### MATERIAL:
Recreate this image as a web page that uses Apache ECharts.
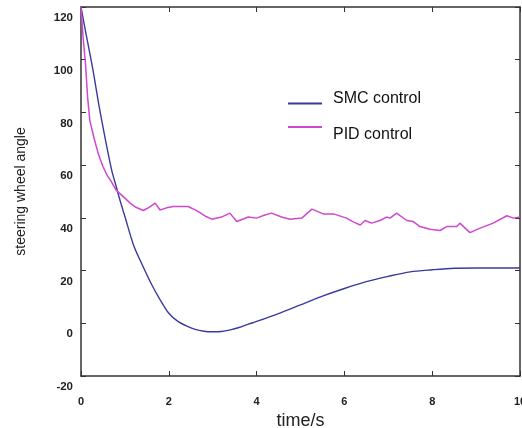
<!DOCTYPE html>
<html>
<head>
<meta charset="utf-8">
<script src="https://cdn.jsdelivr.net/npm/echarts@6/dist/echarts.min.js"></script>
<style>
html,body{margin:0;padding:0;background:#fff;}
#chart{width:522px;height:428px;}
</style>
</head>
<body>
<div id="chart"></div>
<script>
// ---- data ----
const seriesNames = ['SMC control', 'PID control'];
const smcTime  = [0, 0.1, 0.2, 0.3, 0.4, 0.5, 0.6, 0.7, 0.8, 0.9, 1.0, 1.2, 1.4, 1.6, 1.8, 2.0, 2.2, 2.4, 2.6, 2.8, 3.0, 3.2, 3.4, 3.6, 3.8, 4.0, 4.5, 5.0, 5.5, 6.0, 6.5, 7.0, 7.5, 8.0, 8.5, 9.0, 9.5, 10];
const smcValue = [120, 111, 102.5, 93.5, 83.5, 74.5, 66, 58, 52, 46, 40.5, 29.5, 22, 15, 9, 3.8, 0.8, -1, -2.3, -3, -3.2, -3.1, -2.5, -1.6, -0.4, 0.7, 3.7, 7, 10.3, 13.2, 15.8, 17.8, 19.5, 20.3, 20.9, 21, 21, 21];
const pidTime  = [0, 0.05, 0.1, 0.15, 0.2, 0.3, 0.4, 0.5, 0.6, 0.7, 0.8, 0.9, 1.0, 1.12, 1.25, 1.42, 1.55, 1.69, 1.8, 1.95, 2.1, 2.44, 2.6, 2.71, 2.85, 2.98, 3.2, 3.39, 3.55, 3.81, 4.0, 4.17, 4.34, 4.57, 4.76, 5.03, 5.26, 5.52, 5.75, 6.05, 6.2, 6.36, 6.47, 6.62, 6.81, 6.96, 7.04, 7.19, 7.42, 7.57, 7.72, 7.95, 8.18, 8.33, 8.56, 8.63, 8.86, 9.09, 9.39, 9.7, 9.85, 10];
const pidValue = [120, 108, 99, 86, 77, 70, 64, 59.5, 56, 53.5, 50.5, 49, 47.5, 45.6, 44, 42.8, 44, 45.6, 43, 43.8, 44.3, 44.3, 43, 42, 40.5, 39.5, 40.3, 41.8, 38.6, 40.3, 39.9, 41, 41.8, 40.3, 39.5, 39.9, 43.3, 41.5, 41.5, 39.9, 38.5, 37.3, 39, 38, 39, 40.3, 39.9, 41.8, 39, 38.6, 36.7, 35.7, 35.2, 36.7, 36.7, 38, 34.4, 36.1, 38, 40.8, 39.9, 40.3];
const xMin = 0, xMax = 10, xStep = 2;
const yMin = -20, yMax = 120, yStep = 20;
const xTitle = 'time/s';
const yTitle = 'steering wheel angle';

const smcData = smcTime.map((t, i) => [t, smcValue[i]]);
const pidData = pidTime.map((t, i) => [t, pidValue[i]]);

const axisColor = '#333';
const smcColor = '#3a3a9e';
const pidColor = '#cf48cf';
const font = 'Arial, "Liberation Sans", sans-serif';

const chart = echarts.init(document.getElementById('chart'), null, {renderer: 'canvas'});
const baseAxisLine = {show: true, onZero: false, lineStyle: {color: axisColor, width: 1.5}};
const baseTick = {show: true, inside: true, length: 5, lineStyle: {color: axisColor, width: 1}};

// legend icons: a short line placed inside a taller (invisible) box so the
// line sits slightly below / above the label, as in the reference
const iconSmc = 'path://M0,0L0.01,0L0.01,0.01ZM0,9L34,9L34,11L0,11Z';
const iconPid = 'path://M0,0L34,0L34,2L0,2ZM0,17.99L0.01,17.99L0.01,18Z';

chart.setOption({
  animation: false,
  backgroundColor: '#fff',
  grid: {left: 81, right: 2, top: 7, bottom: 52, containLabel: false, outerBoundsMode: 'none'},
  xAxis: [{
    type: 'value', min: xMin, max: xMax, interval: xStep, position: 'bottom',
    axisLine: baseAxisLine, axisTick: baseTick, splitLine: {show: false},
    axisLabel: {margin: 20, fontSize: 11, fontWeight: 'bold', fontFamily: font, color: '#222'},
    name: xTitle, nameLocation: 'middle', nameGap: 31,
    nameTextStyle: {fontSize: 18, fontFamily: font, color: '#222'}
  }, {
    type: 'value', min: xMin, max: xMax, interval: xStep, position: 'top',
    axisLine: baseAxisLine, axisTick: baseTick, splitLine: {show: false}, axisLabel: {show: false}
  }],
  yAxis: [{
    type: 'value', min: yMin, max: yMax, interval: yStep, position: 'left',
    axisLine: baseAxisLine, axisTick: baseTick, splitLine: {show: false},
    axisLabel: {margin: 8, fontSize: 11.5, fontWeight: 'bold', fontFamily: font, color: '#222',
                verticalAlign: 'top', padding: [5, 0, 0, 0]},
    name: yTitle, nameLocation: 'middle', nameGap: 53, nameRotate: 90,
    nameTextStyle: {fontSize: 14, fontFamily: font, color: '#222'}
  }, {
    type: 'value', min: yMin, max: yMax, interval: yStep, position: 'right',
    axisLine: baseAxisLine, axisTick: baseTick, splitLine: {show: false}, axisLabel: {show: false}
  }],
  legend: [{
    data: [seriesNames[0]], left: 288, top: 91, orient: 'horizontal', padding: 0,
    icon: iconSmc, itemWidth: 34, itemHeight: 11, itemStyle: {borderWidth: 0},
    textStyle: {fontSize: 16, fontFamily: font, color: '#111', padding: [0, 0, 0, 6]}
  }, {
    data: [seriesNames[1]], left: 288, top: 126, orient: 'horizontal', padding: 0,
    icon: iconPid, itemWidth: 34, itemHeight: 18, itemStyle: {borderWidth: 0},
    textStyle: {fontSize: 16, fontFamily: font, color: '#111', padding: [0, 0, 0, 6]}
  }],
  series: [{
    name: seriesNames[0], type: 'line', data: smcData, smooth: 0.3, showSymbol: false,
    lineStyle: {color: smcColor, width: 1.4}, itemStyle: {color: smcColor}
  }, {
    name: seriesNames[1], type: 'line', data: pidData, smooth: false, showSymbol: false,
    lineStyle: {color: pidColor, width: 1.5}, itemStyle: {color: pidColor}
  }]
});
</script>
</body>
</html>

### TASK TO CARRY OUT:
Output exactly the span of lines from the top of the listing through the line holding "const pidData = pidTime.map((t, i)", and leave every picture out.

### REPLY TO THE TASK:
Recreate this image as a web page that uses Apache ECharts.
<!DOCTYPE html>
<html>
<head>
<meta charset="utf-8">
<script src="https://cdn.jsdelivr.net/npm/echarts@6/dist/echarts.min.js"></script>
<style>
html,body{margin:0;padding:0;background:#fff;}
#chart{width:522px;height:428px;}
</style>
</head>
<body>
<div id="chart"></div>
<script>
// ---- data ----
const seriesNames = ['SMC control', 'PID control'];
const smcTime  = [0, 0.1, 0.2, 0.3, 0.4, 0.5, 0.6, 0.7, 0.8, 0.9, 1.0, 1.2, 1.4, 1.6, 1.8, 2.0, 2.2, 2.4, 2.6, 2.8, 3.0, 3.2, 3.4, 3.6, 3.8, 4.0, 4.5, 5.0, 5.5, 6.0, 6.5, 7.0, 7.5, 8.0, 8.5, 9.0, 9.5, 10];
const smcValue = [120, 111, 102.5, 93.5, 83.5, 74.5, 66, 58, 52, 46, 40.5, 29.5, 22, 15, 9, 3.8, 0.8, -1, -2.3, -3, -3.2, -3.1, -2.5, -1.6, -0.4, 0.7, 3.7, 7, 10.3, 13.2, 15.8, 17.8, 19.5, 20.3, 20.9, 21, 21, 21];
const pidTime  = [0, 0.05, 0.1, 0.15, 0.2, 0.3, 0.4, 0.5, 0.6, 0.7, 0.8, 0.9, 1.0, 1.12, 1.25, 1.42, 1.55, 1.69, 1.8, 1.95, 2.1, 2.44, 2.6, 2.71, 2.85, 2.98, 3.2, 3.39, 3.55, 3.81, 4.0, 4.17, 4.34, 4.57, 4.76, 5.03, 5.26, 5.52, 5.75, 6.05, 6.2, 6.36, 6.47, 6.62, 6.81, 6.96, 7.04, 7.19, 7.42, 7.57, 7.72, 7.95, 8.18, 8.33, 8.56, 8.63, 8.86, 9.09, 9.39, 9.7, 9.85, 10];
const pidValue = [120, 108, 99, 86, 77, 70, 64, 59.5, 56, 53.5, 50.5, 49, 47.5, 45.6, 44, 42.8, 44, 45.6, 43, 43.8, 44.3, 44.3, 43, 42, 40.5, 39.5, 40.3, 41.8, 38.6, 40.3, 39.9, 41, 41.8, 40.3, 39.5, 39.9, 43.3, 41.5, 41.5, 39.9, 38.5, 37.3, 39, 38, 39, 40.3, 39.9, 41.8, 39, 38.6, 36.7, 35.7, 35.2, 36.7, 36.7, 38, 34.4, 36.1, 38, 40.8, 39.9, 40.3];
const xMin = 0, xMax = 10, xStep = 2;
const yMin = -20, yMax = 120, yStep = 20;
const xTitle = 'time/s';
const yTitle = 'steering wheel angle';

const smcData = smcTime.map((t, i) => [t, smcValue[i]]);
const pidData = pidTime.map((t, i) => [t, pidValue[i]]);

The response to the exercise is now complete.